## Start GIVEN MATERIAL

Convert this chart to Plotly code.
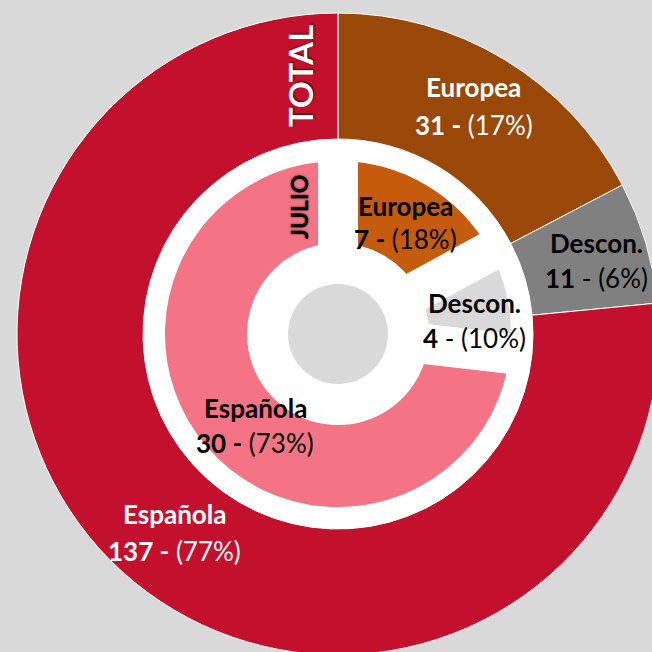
import math
import plotly.graph_objects as go

# ---------------- data ----------------
categories = ["Europea", "Descon.", "Española"]
total_values = [31, 11, 137]
total_pct = ["17%", "6%", "77%"]
julio_values = [7, 4, 30]
julio_pct = ["18%", "10%", "73%"]
ring_titles = ["TOTAL", "JULIO"]

total_colors = ["#994808", "#808080", "#C3112D"]
julio_colors = ["#C55B0C", "#D9D9D9", "#F47385"]
total_text_colors = ["white", "black", "white"]
julio_text_colors = ["black", "black", "black"]

# ---------------- geometry (pixels) ----------------
W = H = 672
CX, CY = 338, 334
R_OUT = 321
R_OUT_HOLE = 195
R_IN = 193          # inner ring outer radius incl. half of the white stroke
R_IN_HOLE = 71
STROKE = 40
R_CENTER = 50
FONT = "Lato"
LABEL_SIZE = 26


def domain(r):
    return dict(x=[(CX - r) / W, (CX + r) / W],
                y=[1 - (CY + r) / H, 1 - (CY - r) / H])


fig = go.Figure()

# white disk behind the inner ring
fig.add_trace(go.Pie(values=[1], marker=dict(colors=["white"], line=dict(width=0)),
                     domain=domain(R_OUT_HOLE + 2), textinfo="none", hoverinfo="skip",
                     sort=False, showlegend=False))
# inner ring (JULIO)
fig.add_trace(go.Pie(labels=categories, values=julio_values, hole=R_IN_HOLE / R_IN,
                     marker=dict(colors=julio_colors, line=dict(color="white", width=STROKE)),
                     domain=domain(R_IN), direction="clockwise", rotation=0, sort=False,
                     textinfo="none", showlegend=False, name="JULIO"))
# grey centre
fig.add_trace(go.Pie(values=[1], marker=dict(colors=["#D9D9D9"], line=dict(width=0)),
                     domain=domain(R_CENTER), textinfo="none", hoverinfo="skip",
                     sort=False, showlegend=False))
# outer ring (TOTAL)
fig.add_trace(go.Pie(labels=categories, values=total_values, hole=R_OUT_HOLE / R_OUT,
                     marker=dict(colors=total_colors, line=dict(color="white", width=1)),
                     domain=domain(R_OUT), direction="clockwise", rotation=0, sort=False,
                     textinfo="none", showlegend=False, name="TOTAL"))

annotations = []


def px_ann(x, y, text, color, size, angle=0, shadow=None):
    f = dict(family=FONT, size=size, color=color)
    if shadow:
        f["shadow"] = shadow
    annotations.append(dict(x=x / W, y=1 - y / H, xref="paper", yref="paper",
                            text=text, showarrow=False, font=f, textangle=angle,
                            xanchor="center", yanchor="middle"))


def ring_labels(values, pcts, colors, r_lab, nudges, gap, bold_dash):
    tot = sum(values)
    cum = 0
    for i, v in enumerate(values):
        mid = (cum + v / 2) / tot * 2 * math.pi
        cum += v
        x = CX + r_lab * math.sin(mid) + nudges[i][0]
        y = CY - r_lab * math.cos(mid) + nudges[i][1]
        px_ann(x, y - gap[i], f"<b>{categories[i]}</b>", colors[i], LABEL_SIZE)
        if bold_dash[i]:
            t2 = f"<b>{v} -</b> ({pcts[i]})"
        else:
            t2 = f"<b>{v}</b> - ({pcts[i]})"
        px_ann(x, y + gap[i], t2, colors[i], LABEL_SIZE)


ring_labels(total_values, total_pct, total_text_colors, (R_OUT + R_OUT_HOLE) / 2,
            [(2, -7), (11, 0), (10, 7)], [19, 17.5, 18.5], [True, False, True])
ring_labels(julio_values, julio_pct, julio_text_colors, (R_IN + R_IN_HOLE) / 2,
            [(0, 2), (7, 12), (16, 4)], [16.5, 17.5, 17.5], [True, False, True])

px_ann(300, 76, f"<b>{ring_titles[0]}</b>", "white", 33, angle=-90,
       shadow="1px 1px 2px rgba(0,0,0,0.7)")
px_ann(299, 207, f"<b>{ring_titles[1]}</b>", "black", 23, angle=-90,
       shadow="0px 0px 2px rgba(0,0,0,0.8)")

fig.update_layout(width=W, height=H, margin=dict(l=0, r=0, t=0, b=0),
                  paper_bgcolor="#D9D9D9", plot_bgcolor="#D9D9D9",
                  annotations=annotations, showlegend=False)

fig.write_html("out.html", config={"displayModeBar": False}, post_script=(
    "document.body.style.margin='0';"
    "document.body.style.overflow='hidden';"
    "document.documentElement.style.overflow='hidden';"))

## End GIVEN MATERIAL

* WRITTEN TASK
Using the material above, set down every line exactly, but skip the pictures.

* ANSWER
Convert this chart to Plotly code.
import math
import plotly.graph_objects as go

# ---------------- data ----------------
categories = ["Europea", "Descon.", "Española"]
total_values = [31, 11, 137]
total_pct = ["17%", "6%", "77%"]
julio_values = [7, 4, 30]
julio_pct = ["18%", "10%", "73%"]
ring_titles = ["TOTAL", "JULIO"]

total_colors = ["#994808", "#808080", "#C3112D"]
julio_colors = ["#C55B0C", "#D9D9D9", "#F47385"]
total_text_colors = ["white", "black", "white"]
julio_text_colors = ["black", "black", "black"]

# ---------------- geometry (pixels) ----------------
W = H = 672
CX, CY = 338, 334
R_OUT = 321
R_OUT_HOLE = 195
R_IN = 193          # inner ring outer radius incl. half of the white stroke
R_IN_HOLE = 71
STROKE = 40
R_CENTER = 50
FONT = "Lato"
LABEL_SIZE = 26


def domain(r):
    return dict(x=[(CX - r) / W, (CX + r) / W],
                y=[1 - (CY + r) / H, 1 - (CY - r) / H])


fig = go.Figure()

# white disk behind the inner ring
fig.add_trace(go.Pie(values=[1], marker=dict(colors=["white"], line=dict(width=0)),
                     domain=domain(R_OUT_HOLE + 2), textinfo="none", hoverinfo="skip",
                     sort=False, showlegend=False))
# inner ring (JULIO)
fig.add_trace(go.Pie(labels=categories, values=julio_values, hole=R_IN_HOLE / R_IN,
                     marker=dict(colors=julio_colors, line=dict(color="white", width=STROKE)),
                     domain=domain(R_IN), direction="clockwise", rotation=0, sort=False,
                     textinfo="none", showlegend=False, name="JULIO"))
# grey centre
fig.add_trace(go.Pie(values=[1], marker=dict(colors=["#D9D9D9"], line=dict(width=0)),
                     domain=domain(R_CENTER), textinfo="none", hoverinfo="skip",
                     sort=False, showlegend=False))
# outer ring (TOTAL)
fig.add_trace(go.Pie(labels=categories, values=total_values, hole=R_OUT_HOLE / R_OUT,
                     marker=dict(colors=total_colors, line=dict(color="white", width=1)),
                     domain=domain(R_OUT), direction="clockwise", rotation=0, sort=False,
                     textinfo="none", showlegend=False, name="TOTAL"))

annotations = []


def px_ann(x, y, text, color, size, angle=0, shadow=None):
    f = dict(family=FONT, size=size, color=color)
    if shadow:
        f["shadow"] = shadow
    annotations.append(dict(x=x / W, y=1 - y / H, xref="paper", yref="paper",
                            text=text, showarrow=False, font=f, textangle=angle,
                            xanchor="center", yanchor="middle"))


def ring_labels(values, pcts, colors, r_lab, nudges, gap, bold_dash):
    tot = sum(values)
    cum = 0
    for i, v in enumerate(values):
        mid = (cum + v / 2) / tot * 2 * math.pi
        cum += v
        x = CX + r_lab * math.sin(mid) + nudges[i][0]
        y = CY - r_lab * math.cos(mid) + nudges[i][1]
        px_ann(x, y - gap[i], f"<b>{categories[i]}</b>", colors[i], LABEL_SIZE)
        if bold_dash[i]:
            t2 = f"<b>{v} -</b> ({pcts[i]})"
        else:
            t2 = f"<b>{v}</b> - ({pcts[i]})"
        px_ann(x, y + gap[i], t2, colors[i], LABEL_SIZE)


ring_labels(total_values, total_pct, total_text_colors, (R_OUT + R_OUT_HOLE) / 2,
            [(2, -7), (11, 0), (10, 7)], [19, 17.5, 18.5], [True, False, True])
ring_labels(julio_values, julio_pct, julio_text_colors, (R_IN + R_IN_HOLE) / 2,
            [(0, 2), (7, 12), (16, 4)], [16.5, 17.5, 17.5], [True, False, True])

px_ann(300, 76, f"<b>{ring_titles[0]}</b>", "white", 33, angle=-90,
       shadow="1px 1px 2px rgba(0,0,0,0.7)")
px_ann(299, 207, f"<b>{ring_titles[1]}</b>", "black", 23, angle=-90,
       shadow="0px 0px 2px rgba(0,0,0,0.8)")

fig.update_layout(width=W, height=H, margin=dict(l=0, r=0, t=0, b=0),
                  paper_bgcolor="#D9D9D9", plot_bgcolor="#D9D9D9",
                  annotations=annotations, showlegend=False)

fig.write_html("out.html", config={"displayModeBar": False}, post_script=(
    "document.body.style.margin='0';"
    "document.body.style.overflow='hidden';"
    "document.documentElement.style.overflow='hidden';"))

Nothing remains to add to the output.